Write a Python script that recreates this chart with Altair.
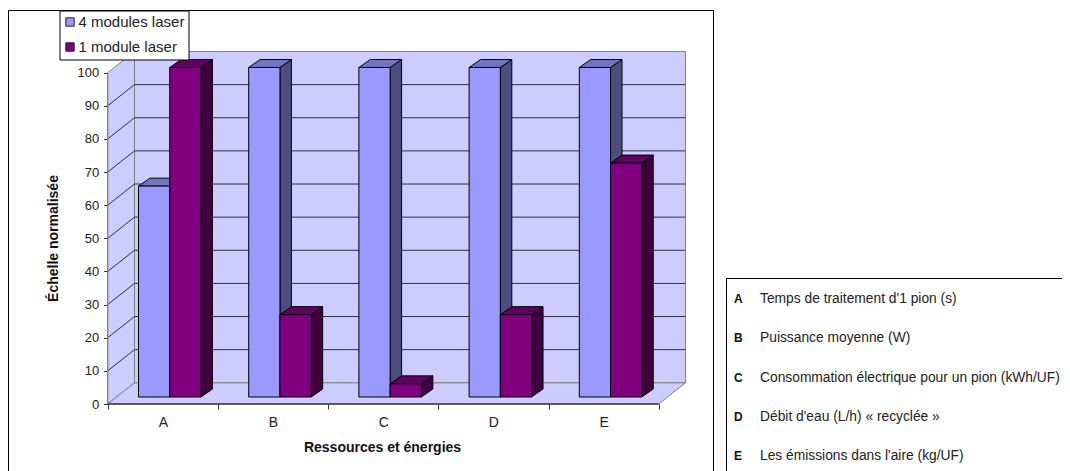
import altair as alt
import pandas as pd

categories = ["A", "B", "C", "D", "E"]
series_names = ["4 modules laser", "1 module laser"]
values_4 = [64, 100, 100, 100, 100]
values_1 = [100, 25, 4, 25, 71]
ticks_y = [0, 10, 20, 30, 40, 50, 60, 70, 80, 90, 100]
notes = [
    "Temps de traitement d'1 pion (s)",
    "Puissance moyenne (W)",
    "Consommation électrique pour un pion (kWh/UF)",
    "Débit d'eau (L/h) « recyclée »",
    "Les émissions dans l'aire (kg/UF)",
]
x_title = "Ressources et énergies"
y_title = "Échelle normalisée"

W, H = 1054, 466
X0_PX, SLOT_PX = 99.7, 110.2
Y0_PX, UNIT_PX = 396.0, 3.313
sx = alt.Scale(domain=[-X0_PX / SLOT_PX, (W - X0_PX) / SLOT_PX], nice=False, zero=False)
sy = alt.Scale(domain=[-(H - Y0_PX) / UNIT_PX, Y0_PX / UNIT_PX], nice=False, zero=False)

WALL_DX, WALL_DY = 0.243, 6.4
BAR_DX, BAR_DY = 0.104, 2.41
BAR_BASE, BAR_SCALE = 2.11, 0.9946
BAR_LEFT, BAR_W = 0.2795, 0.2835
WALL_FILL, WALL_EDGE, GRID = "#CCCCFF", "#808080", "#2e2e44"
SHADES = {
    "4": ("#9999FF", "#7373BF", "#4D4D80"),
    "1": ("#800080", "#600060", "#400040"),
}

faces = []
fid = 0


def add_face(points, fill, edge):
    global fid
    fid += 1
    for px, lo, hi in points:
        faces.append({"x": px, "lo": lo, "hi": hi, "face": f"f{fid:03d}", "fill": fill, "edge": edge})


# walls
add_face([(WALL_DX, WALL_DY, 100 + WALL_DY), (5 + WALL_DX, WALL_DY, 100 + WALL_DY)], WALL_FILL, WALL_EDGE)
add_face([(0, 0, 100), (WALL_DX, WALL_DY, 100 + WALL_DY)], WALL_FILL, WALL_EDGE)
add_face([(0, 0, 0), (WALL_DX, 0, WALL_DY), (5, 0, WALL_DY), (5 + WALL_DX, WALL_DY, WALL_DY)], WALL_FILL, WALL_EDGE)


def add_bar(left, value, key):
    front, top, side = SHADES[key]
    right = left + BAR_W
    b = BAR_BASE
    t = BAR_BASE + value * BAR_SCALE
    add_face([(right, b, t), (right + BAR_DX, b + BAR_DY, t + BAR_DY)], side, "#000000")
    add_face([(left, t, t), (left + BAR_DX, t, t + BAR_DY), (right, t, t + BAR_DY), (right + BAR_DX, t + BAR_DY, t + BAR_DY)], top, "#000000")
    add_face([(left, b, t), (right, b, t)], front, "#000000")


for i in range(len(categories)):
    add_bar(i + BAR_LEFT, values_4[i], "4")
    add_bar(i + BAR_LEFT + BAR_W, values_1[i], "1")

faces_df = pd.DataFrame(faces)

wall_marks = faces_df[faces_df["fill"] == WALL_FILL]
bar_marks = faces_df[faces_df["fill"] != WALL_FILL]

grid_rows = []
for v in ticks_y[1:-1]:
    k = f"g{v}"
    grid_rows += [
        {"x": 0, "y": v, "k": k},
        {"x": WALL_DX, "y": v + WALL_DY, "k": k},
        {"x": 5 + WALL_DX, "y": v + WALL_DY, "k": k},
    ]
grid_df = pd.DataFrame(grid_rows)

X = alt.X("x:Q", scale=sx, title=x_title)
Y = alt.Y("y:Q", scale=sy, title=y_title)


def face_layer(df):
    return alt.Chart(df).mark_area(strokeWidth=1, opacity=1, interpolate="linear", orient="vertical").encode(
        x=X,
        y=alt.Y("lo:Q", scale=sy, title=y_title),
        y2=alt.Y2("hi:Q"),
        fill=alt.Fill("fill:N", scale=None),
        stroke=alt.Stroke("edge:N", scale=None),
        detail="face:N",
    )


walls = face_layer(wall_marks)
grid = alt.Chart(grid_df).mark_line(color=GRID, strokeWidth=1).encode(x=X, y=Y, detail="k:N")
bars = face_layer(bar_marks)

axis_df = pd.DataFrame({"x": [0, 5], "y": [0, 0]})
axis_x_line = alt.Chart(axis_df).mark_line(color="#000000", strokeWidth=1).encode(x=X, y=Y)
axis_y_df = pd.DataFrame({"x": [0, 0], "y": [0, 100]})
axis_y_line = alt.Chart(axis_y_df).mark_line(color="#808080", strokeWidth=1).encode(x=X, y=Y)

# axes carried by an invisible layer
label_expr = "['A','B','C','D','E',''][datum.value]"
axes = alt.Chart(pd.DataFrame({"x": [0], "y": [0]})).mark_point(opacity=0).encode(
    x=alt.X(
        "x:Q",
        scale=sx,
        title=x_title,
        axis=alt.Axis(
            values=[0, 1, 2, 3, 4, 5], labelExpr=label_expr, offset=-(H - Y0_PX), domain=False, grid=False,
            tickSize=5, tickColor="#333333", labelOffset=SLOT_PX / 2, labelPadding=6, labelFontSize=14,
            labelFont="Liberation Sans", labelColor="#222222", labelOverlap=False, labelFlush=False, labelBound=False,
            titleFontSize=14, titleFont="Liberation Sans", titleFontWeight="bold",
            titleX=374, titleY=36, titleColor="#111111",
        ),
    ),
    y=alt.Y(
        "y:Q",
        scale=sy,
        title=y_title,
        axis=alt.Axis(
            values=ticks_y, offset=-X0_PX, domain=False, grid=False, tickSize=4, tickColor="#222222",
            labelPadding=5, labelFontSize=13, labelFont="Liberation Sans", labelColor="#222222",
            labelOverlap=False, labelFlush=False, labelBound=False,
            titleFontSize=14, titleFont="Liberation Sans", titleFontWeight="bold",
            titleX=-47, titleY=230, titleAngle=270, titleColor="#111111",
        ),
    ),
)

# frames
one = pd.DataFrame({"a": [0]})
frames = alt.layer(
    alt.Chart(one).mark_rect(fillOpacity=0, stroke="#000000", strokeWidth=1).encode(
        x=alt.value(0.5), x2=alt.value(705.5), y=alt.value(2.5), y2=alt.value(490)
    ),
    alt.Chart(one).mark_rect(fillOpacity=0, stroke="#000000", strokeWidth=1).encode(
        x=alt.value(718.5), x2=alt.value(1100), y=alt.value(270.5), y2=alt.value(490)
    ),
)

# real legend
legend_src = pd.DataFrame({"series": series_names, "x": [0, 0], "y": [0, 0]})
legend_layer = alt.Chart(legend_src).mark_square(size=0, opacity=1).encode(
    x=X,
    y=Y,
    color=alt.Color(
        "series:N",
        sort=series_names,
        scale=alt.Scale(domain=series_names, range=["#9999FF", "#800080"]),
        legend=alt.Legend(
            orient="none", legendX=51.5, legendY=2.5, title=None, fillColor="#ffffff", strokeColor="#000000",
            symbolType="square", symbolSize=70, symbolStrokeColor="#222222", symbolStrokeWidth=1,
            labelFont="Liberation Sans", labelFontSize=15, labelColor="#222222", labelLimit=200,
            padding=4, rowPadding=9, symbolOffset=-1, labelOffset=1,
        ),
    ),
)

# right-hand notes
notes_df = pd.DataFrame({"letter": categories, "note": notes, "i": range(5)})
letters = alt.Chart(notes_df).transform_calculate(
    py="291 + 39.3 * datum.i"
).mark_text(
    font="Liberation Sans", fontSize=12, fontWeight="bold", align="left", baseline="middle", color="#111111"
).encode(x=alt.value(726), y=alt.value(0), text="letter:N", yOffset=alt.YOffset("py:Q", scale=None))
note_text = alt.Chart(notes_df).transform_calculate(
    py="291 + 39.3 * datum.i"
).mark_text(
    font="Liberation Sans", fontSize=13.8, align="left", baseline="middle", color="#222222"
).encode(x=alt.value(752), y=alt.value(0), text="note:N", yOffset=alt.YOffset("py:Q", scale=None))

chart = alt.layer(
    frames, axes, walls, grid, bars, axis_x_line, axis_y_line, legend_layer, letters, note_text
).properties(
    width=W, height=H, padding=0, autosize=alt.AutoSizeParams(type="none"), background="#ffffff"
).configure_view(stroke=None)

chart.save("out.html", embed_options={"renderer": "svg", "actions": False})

**Job**.
Leave out the pictures and repeat the lines from the start of the material through the line with "import pandas as pd", inclusive.

**Answer to this exercise**.
Write a Python script that recreates this chart with Altair.
import altair as alt
import pandas as pd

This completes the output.